Russia-Ukraine war: Did Western nations misjudge Vladimir Putin?

Russia-Ukraine war: Did Western nations misjudge Vladimir Putin?

Until recently, few Western leaders believed that Putin will launch a full-scale invasion of Ukraine, thereby miscalculating his resolve to use force.

Western nations and their allies have aligned to oppose Russian President Vladimir Putin’s invasion of Ukraine. However, they may be guilty of ignoring Putin’s repeated indications that he intended to broaden Moscow’s domain of influence and cast NATO’s eastward expansion as an existential threat to Russia’s security.

Until recently, few Western leaders believed that Putin will launch a full-scale invasion of Ukraine, thereby miscalculating his resolve to use force.

“It was strategic narcissism and an associated failure to consider the emotion, ideology, and aspiration that drives Putin and the Siloviki around him,” H.R. McMaster, a retired three-star Army general who served as former US President Donald Trump’s national security adviser, told The Wall Street Journal, alluding to the small circle of hard-line advisors around Putin.

The Russian President’s straight-out attack on Ukraine has put the West on the back foot. The Western countries are now struggling to explore ways to persuade Putin, who has openly scorned the West, for a ceasefire. This has also brought into doubt the ability of these countries to take resolute action against Russia.

Russia’s full-scale invasion of Ukraine 

Russian forces moved ahead by land and air to attack Ukraine’s capital Kyiv on Friday after launching an invasion on Wednesday, February 23. According to a spokesperson of Russian Foreign Ministry, Russia was ready to hold negotiations with Ukraine but the objectives of its combat operation to “demilitarise” Ukraine remained.

Ukraine is paying a heavy price for the West’s failure to dissuade Russia, with Kremlin’s invasion rupturing the already chilly relations between the Western nations and Moscow.

When Russian forces invaded Georgia in 2008 after it was promised NATO membership and recognised two breakaway regions, the West reacted by temporarily suspending discourse, before restarting business as usual.

The sanctions imposed by the West after Russia’s annexation of Crimea in 2014 also didn’t bite.

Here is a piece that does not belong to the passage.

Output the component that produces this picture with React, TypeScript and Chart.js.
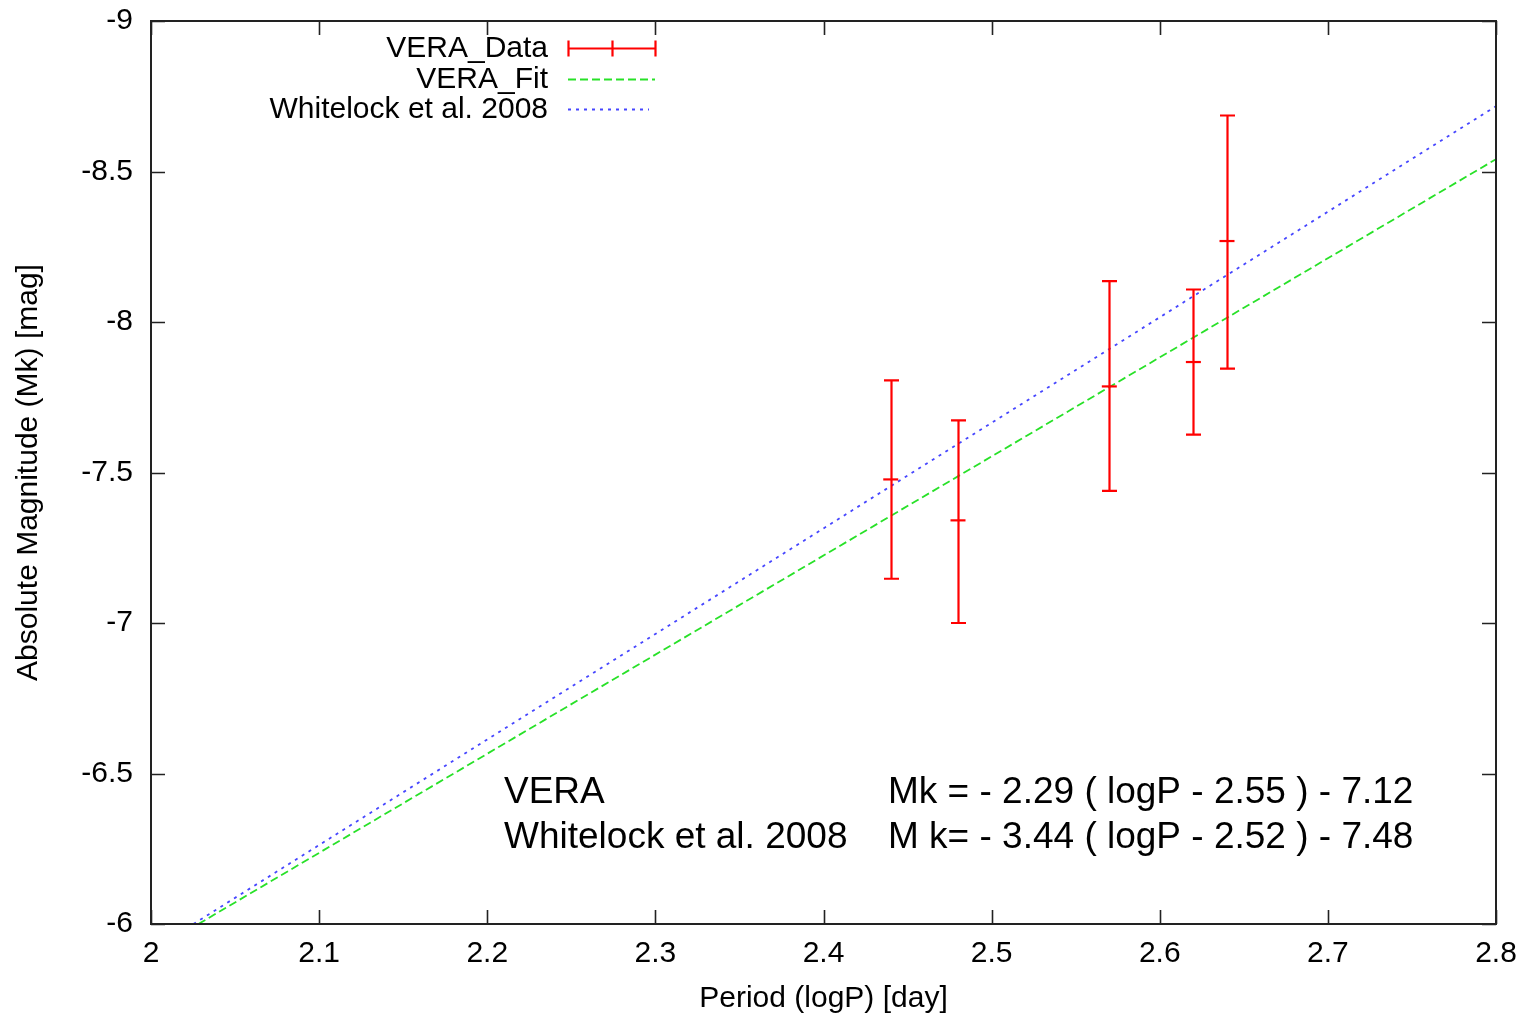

In recent months, despite many US officials laying out Putin’s invasion plans, his misreading intersects several US administrations.

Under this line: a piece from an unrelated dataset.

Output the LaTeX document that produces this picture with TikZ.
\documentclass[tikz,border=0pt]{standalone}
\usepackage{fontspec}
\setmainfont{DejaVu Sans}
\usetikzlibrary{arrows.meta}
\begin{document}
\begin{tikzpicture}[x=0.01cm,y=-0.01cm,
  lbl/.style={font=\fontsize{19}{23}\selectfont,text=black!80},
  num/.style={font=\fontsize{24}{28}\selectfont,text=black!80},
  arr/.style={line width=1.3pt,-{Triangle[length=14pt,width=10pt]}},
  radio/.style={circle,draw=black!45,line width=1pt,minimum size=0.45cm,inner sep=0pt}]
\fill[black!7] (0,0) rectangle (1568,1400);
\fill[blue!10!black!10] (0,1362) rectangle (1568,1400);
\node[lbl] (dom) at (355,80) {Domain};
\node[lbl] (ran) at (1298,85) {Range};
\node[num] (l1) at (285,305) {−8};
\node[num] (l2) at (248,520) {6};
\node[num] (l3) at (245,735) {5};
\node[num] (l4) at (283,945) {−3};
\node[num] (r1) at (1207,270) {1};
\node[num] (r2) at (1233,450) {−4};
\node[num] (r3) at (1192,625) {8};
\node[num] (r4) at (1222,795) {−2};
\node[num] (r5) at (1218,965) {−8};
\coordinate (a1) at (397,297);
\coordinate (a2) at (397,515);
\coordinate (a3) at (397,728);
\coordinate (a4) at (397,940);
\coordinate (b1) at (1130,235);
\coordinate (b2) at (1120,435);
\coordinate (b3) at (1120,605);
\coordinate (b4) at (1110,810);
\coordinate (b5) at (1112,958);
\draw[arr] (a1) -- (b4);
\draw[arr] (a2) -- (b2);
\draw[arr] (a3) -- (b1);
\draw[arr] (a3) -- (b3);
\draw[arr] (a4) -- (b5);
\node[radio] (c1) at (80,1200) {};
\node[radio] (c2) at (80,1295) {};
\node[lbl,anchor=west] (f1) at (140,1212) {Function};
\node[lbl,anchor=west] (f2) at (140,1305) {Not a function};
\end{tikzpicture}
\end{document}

Western nations solaced in the restricted nature of Putin’s earlier military interventions, considering them deniable, minor scale operations that sought to camouflage the extent of Russia’s role.

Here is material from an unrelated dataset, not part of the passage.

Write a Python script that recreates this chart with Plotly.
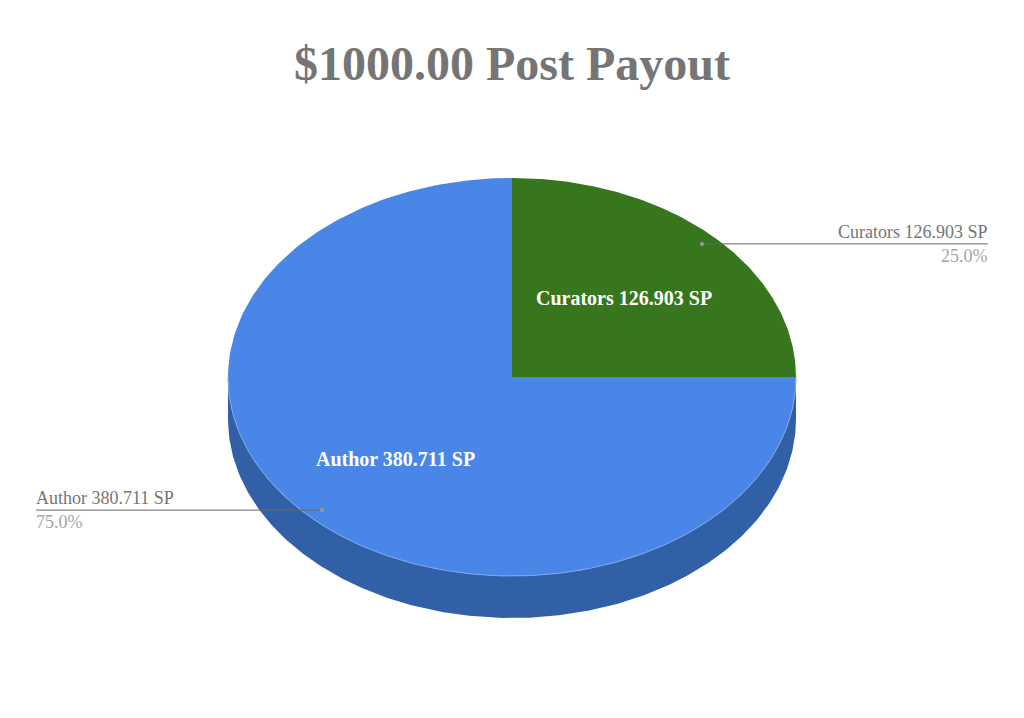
import numpy as np
import plotly.graph_objects as go

title = "$1000.00 Post Payout"
labels = ["Curators", "Author"]
values = [126.903, 380.711]
unit = "SP"

# colours per slice, same order as labels
colors = ["#38761d", "#4a86e8"]
wall_color = "#3160a6"
edge_color = "#7ea8ee"
FONT = "Liberation Serif"

# the pie is drawn by hand because go.Pie can't do the squashed 3d look
WIDTH, HEIGHT = 1024, 718
CX, CY = 512, 377
RX, RY = 284, 199
DEPTH = 42


def arc(start, end, dy=0):
    """Points on the ellipse, angles in degrees clockwise from 12 o'clock"""
    t = np.radians(np.linspace(start, end, 240))
    return CX + RX * np.sin(t), CY - RY * np.cos(t) + dy


def at_angle(angle, frac):
    t = np.radians(angle)
    return CX + RX * frac * np.sin(t), CY - RY * frac * np.cos(t)


fig = go.Figure()

# side wall, only the front half is visible
bx, by = arc(90, 270, DEPTH)
tx, ty = arc(270, 90)
fig.add_trace(go.Scatter(
    x=np.concatenate([bx, tx]), y=np.concatenate([by, ty]),
    mode="lines", fill="toself", fillcolor=wall_color,
    line=dict(width=0), hoverinfo="skip",
))

total = sum(values)
shares = [v / total for v in values]
start = 0
mids = []
for label, value, share, color in zip(labels, values, shares, colors):
    end = start + share * 360
    ax, ay = arc(start, end)
    fig.add_trace(go.Scatter(
        x=np.concatenate([[CX], ax, [CX]]), y=np.concatenate([[CY], ay, [CY]]),
        mode="lines", fill="toself", fillcolor=color,
        line=dict(width=0), name=label,
        hovertemplate=f"{label} {value} {unit}<br>{share:.1%}<extra></extra>",
    ))
    mids.append((start + end) / 2)
    start = end

# thin light rim where the top meets the wall
rx_, ry_ = arc(90, 270)
fig.add_trace(go.Scatter(
    x=rx_, y=ry_, mode="lines",
    line=dict(color=edge_color, width=1), hoverinfo="skip",
))

# label inside each slice plus leader line out to the side
inner_frac = [0.56, 0.58]
for label, value, share, mid, frac in zip(labels, values, shares, mids, inner_frac):
    text = f"{label} {value} {unit}"
    ix, iy = at_angle(mid, frac)
    fig.add_annotation(
        x=ix, y=iy, text=f"<b>{text}</b>", showarrow=False,
        font=dict(family=FONT, size=20, color="white"),
    )

    px, py = at_angle(mid, 0.946)
    right_side = np.sin(np.radians(mid)) > 0
    end_x = 988 if right_side else 36
    anchor = "right" if right_side else "left"
    nudge = 2 if right_side else -2
    fig.add_trace(go.Scatter(
        x=[px, end_x], y=[py, py], mode="lines",
        line=dict(color="#666666", width=1), hoverinfo="skip",
    ))
    fig.add_trace(go.Scatter(
        x=[px], y=[py], mode="markers",
        marker=dict(color="#9a9a9a", size=4), hoverinfo="skip",
    ))
    fig.add_annotation(
        x=end_x, y=py, text=text, showarrow=False,
        xanchor=anchor, yanchor="bottom", xshift=nudge, yshift=0,
        font=dict(family=FONT, size=18, color="#757575"),
    )
    fig.add_annotation(
        x=end_x, y=py, text=f"{share:.1%}", showarrow=False,
        xanchor=anchor, yanchor="top", xshift=nudge, yshift=0,
        font=dict(family=FONT, size=18, color="#a6a6a6"),
    )

fig.update_layout(
    width=WIDTH, height=HEIGHT,
    margin=dict(l=0, r=0, t=0, b=0),
    paper_bgcolor="white", plot_bgcolor="white",
    showlegend=False,
    title=dict(
        text=f"<b>{title}</b>", x=0.5, xanchor="center",
        y=0.912, yanchor="middle",
        font=dict(family=FONT, size=48, color="#757575"),
    ),
    xaxis=dict(range=[0, WIDTH], visible=False, fixedrange=True),
    yaxis=dict(range=[HEIGHT, 0], visible=False, fixedrange=True),
)

# page body has a default 8px margin that shifts everything
fig.write_html(
    "out.html",
    config={"displayModeBar": False},
    post_script="document.body.style.margin = '0';",
)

“The West did not underestimate Russia’s military capabilities. It watched the determined military modernisation program since the Georgian war in 2008, and saw some of its fruits in the militarily successful intervention in Syria in 2015,” William Courtney, the former US ambassador to Georgia and Kazakhstan during the Clinton administration told the publication.

“But the West may have underestimated the Kremlin’s willingness to use force in Europe, and against a people which Putin claims are one with Russians,” he added.

Putin’s abhorrence for NATO 

As NATO continued its expansion to eastern European nations, which had been a part of the Soviet-aligned Warsaw Pact in 1999 and then in 2004, the US and its allies looked at it as a way to promote reform in the newly budding democracies.

However, Putin’s anger over the enlargement became evident in a speech he made at the annual Munich Security Conference in 2007, where he denounced the unipolar world controlled by the US. He also expressed his resentment against NATO expansion, levelling allegations of hollow promises from the West that the alliance wouldn’t shift eastward, and portrayed enlargement as a threat to Russia.

Enlargement “represents a serious provocation that reduces the level of mutual trust. And we have the right to ask: Against whom is this expansion intended?” he said.

Meanwhile, through the years, successive US Presidents sought to keep the prospects for cooperation amid differences.

Jamie Shea, a former senior NATO official said that in hindsight, the West should have acted earlier and more steadfastly.

Days before Russia waged war on the nation, Ukraine President Volodymyr Zelenskyy likened the West’s attitude towards Russia to the errors of appeasement in the 20th century. Criticising Western countries for not imposing sanctions earlier, Zelensky said, “What are you waiting for?… We don’t need sanctions after the bombardment begins.”